(04/08/2016 | Por. Acción Familia | Categoría: Familia tradicional).
La familia está siendo atacada de modo sistemático. Todos los días oímos hablar de nuevas iniciativas para debilitar, para desacreditar y obstaculizar a los que la defienden.
En menos de cinco años, entre un cuarto y un tercio de los habitantes de ese país sin familia murió.
Hay muchas formas de atacar a la familia: quitándole funciones y confiándolas a otras instituciones; disolverla, afirmando que todas las formas de cohabitación y unión son “familia”; desvinculando la procreación de la relación entre un hombre y una mujer; haciéndole difícil su existencia, no apoyándola e imponiéndole cargas; difamarla, presentándola como un lugar de opresión, de discriminación y de violencia, en la que se viola la libertad de la persona. En este momento en el mundo occidental se están usando todas estas formas.
Quien es hostil a la familia está convencido de que sin esta institución la vida humana, la sociedad, serían mejores. De hecho, no hay manera de saberlo, al menos sin recurrir a ejemplos de sociedades sin familia. A diferencia de otras instituciones, que se crearon a medida de que la sociedad se hizo más compleja, la familia nació con el hombre, siempre ha existido.
Pero en realidad ha existido un ejemplo histórico que debería hacer reflexionar a aquellos que ven en la familia un obstáculo para la plena realización de la persona humana y de los valores de libertad y justicia.
El rechazo de la familia y, como es lógico, de la propiedad privada, en nombre de un hombre libre, de una sociedad justa e igualitaria, se transformó en un enorme y aterrador ataque a la individualidad, a la persona, a la vida.
Sucedió una vez que un país pequeño, con menos de seis millones de almas, se encontró de la noche a la mañana, literalmente en pocas horas, privado de la familia: esposos y esposas, hermanos y hermanas, padres e hijos, separados, obligados a vivir en varios asentamientos, a menudo lejos el uno del otro, con la prohibición de comunicarse de cualquier manera y con un castigo severo a la menor trasgresión.

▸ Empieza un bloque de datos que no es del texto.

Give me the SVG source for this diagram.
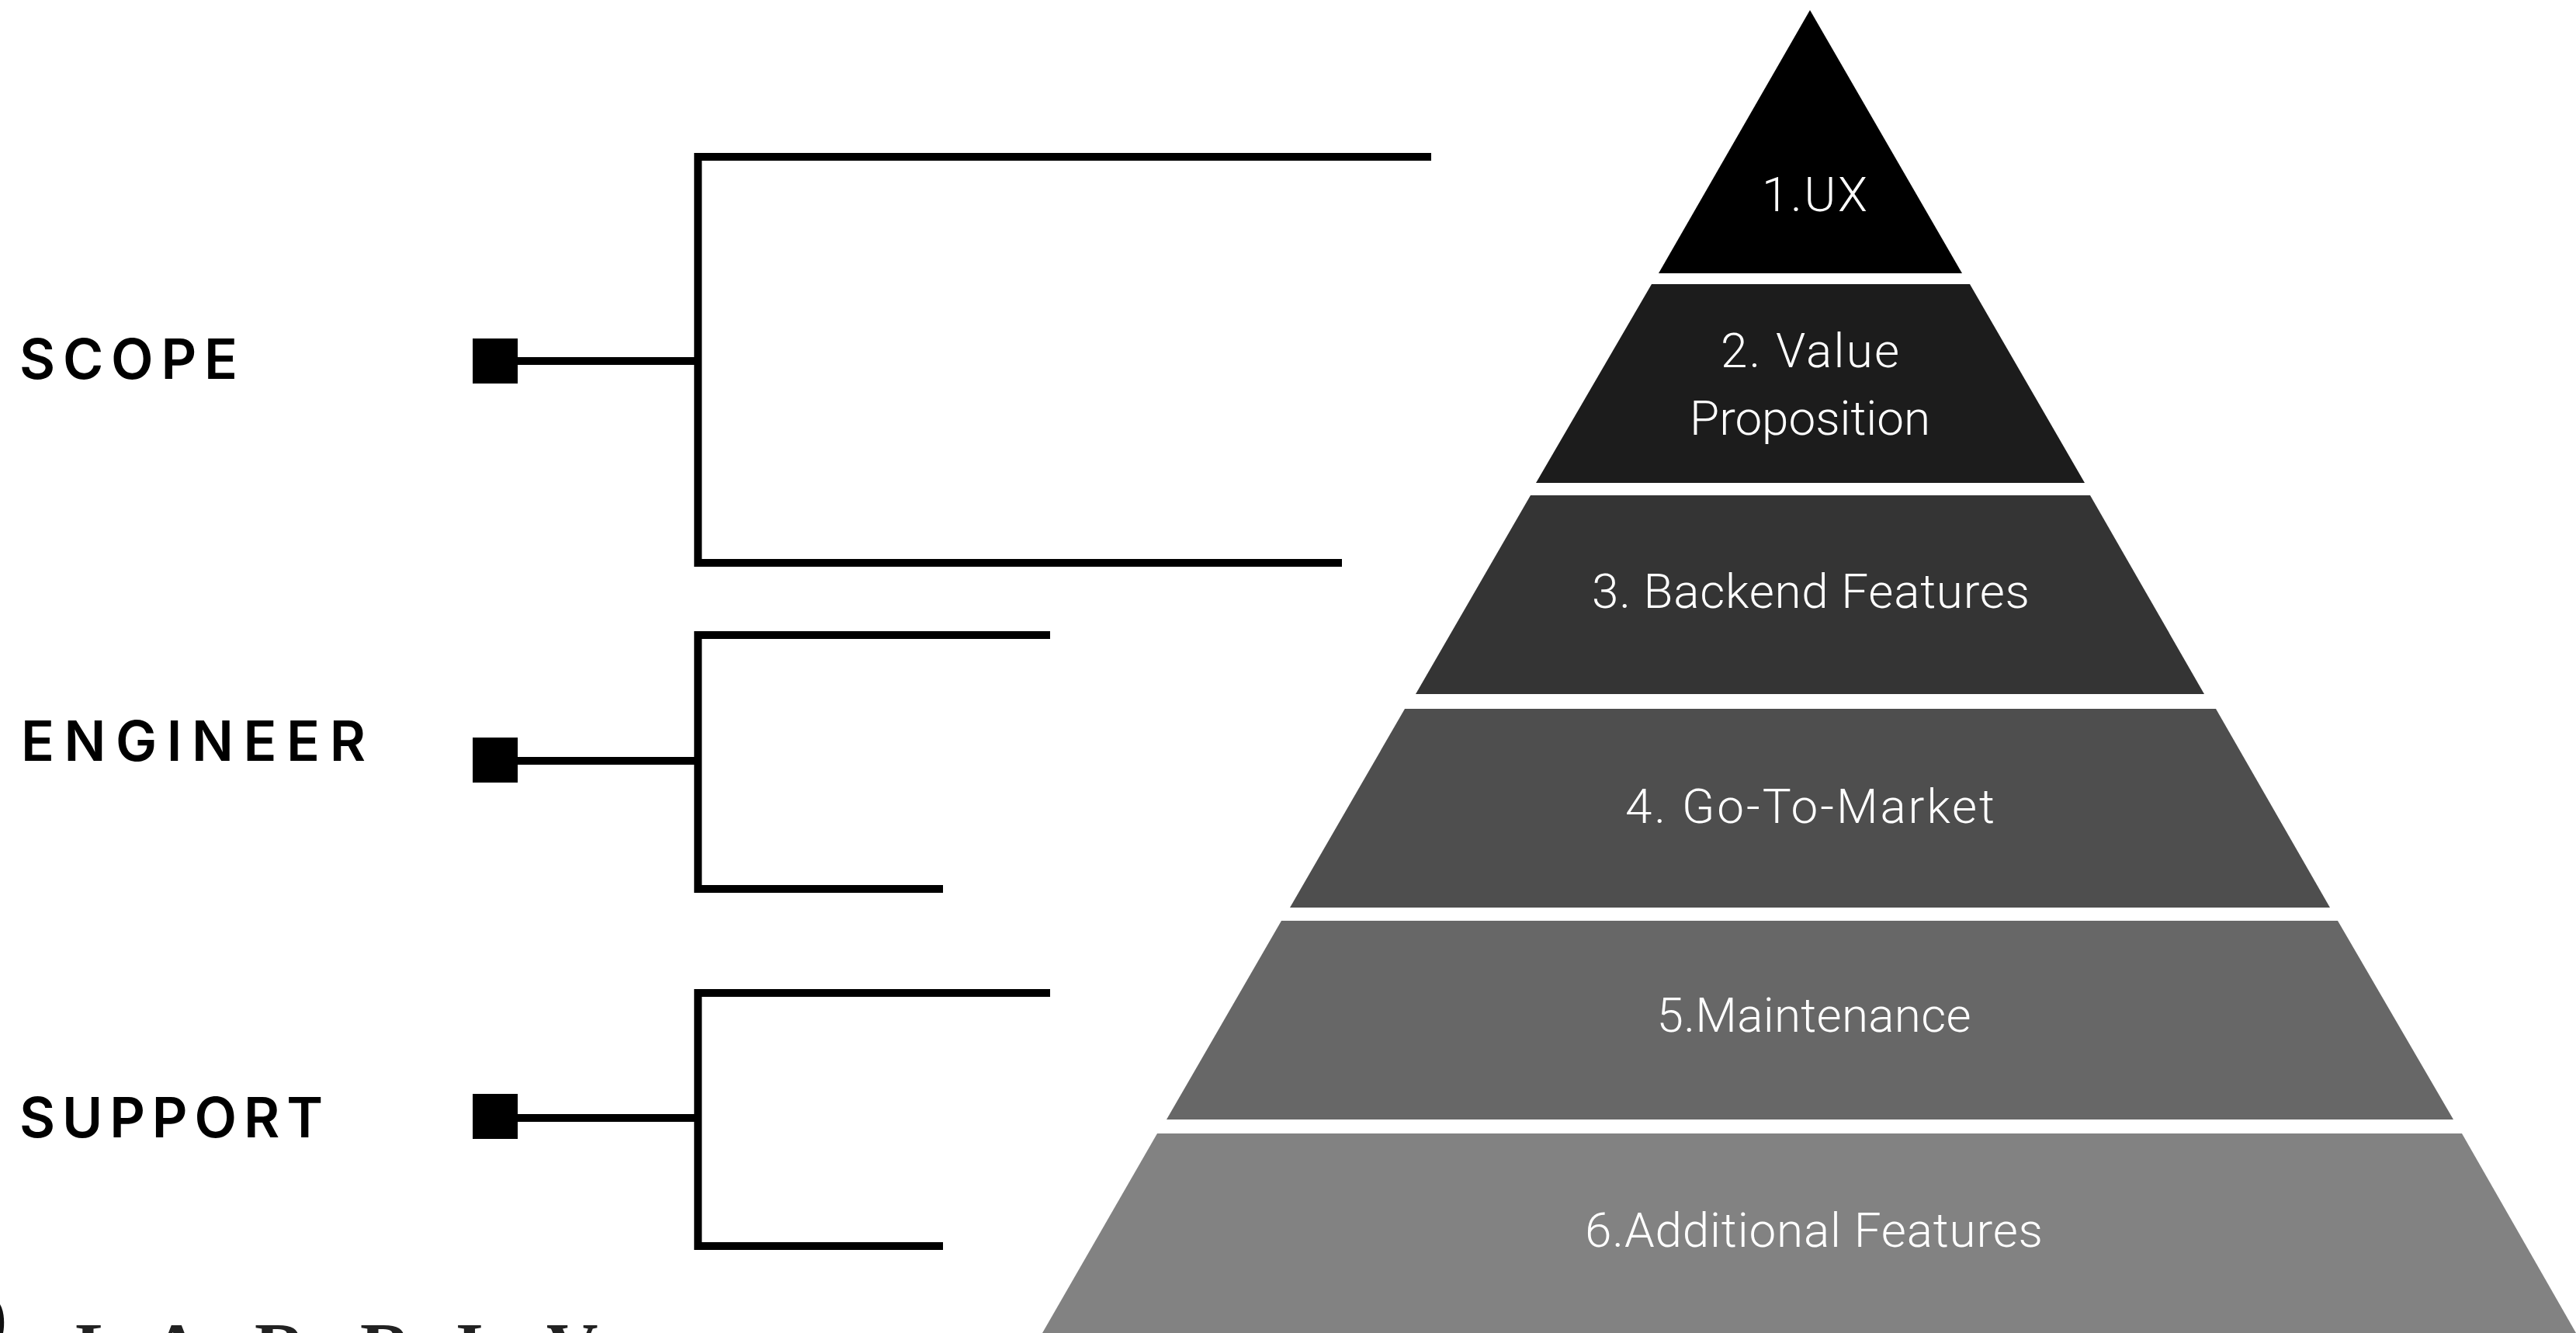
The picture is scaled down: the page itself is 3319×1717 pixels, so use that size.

Usted podría ser sentenciado a muerte por haber logrado contactar a su familia en secreto, de noche, sorteando los controles, para estar con ella unos minutos; para llevarle la comida que siempre escaseaba. La única excepción era para los niños de muy corta edad, que aún no se desmamaron, o cuando resultaba conveniente por alguna razón que fueran sus madres para cuidarlos, por ejemplo, si se enfermaban. La condición, sin embargo, era que las tareas necesarias no se convirtieran en ocasión para emociones, expresiones de afecto y de ternura.
Durante las reuniones ‒una especie de grupos de concienciación‒ organizados para acelerar la formación del nuevo hombre que se quería dar a luz, en el cual serían sustituidos los valores equivocados y contaminados. Una madre culpable de haber transgredido las normas, si era descubierta y denunciada, debía admitir la propia culpa (“Es verdad, abracé por un momento a mi bebé que estaba llorando, lo mecí, lo besé, le canté una canción de cuna…”), declarar su pesar y prometer no cometer nuevamente estos errores.
En esa sociedad sin familia, todo fue hecho para aniquilar la conciencia, reducir a los hombres a un estado de inercia intelectual y moral, eliminar los sentimientos y emociones ‒el amor, la compasión, la alegría, la esperanza, la confianza‒ reprimir toda expresión de individualidad. Incluso se prohibió el uso del pronombre personal “yo”: prohibido decir “yo quiero”, “yo voy”, “yo pienso”… en otras palabras, concebirse como un individuo. No fue necesario prohibir el pronombre posesivo “mío”: nadie tenía nada.
En menos de cinco años, entre un cuarto y un tercio de los habitantes de ese país sin familia murió: de privaciones, de fatiga, de hambre, de enfermedad, por las torturas y abusos, a menudo causados por niños y adolescentes convertidos en verdugos despiadados. Muchos fueron ejecutados. Muchos murieron de angustia y desesperación.
El número de muertos fue de entre 1,7 y 2,5 millones, tal vez más aún: un genocidio. El rechazo de la familia y, como es lógico, de la propiedad privada, en nombre de un hombre libre, de una sociedad justa e igualitaria, se transformó en un enorme y aterrador ataque a la individualidad, a la persona, a la vida.
El país sin familia ‒es superfluo decirlo‒ es la Camboya del Khmer Rouge, de Pol Pot, que gobernaron entre 1975 y 1979, imponiendo un régimen totalitario comunista, la República Democrática de Kampuchea.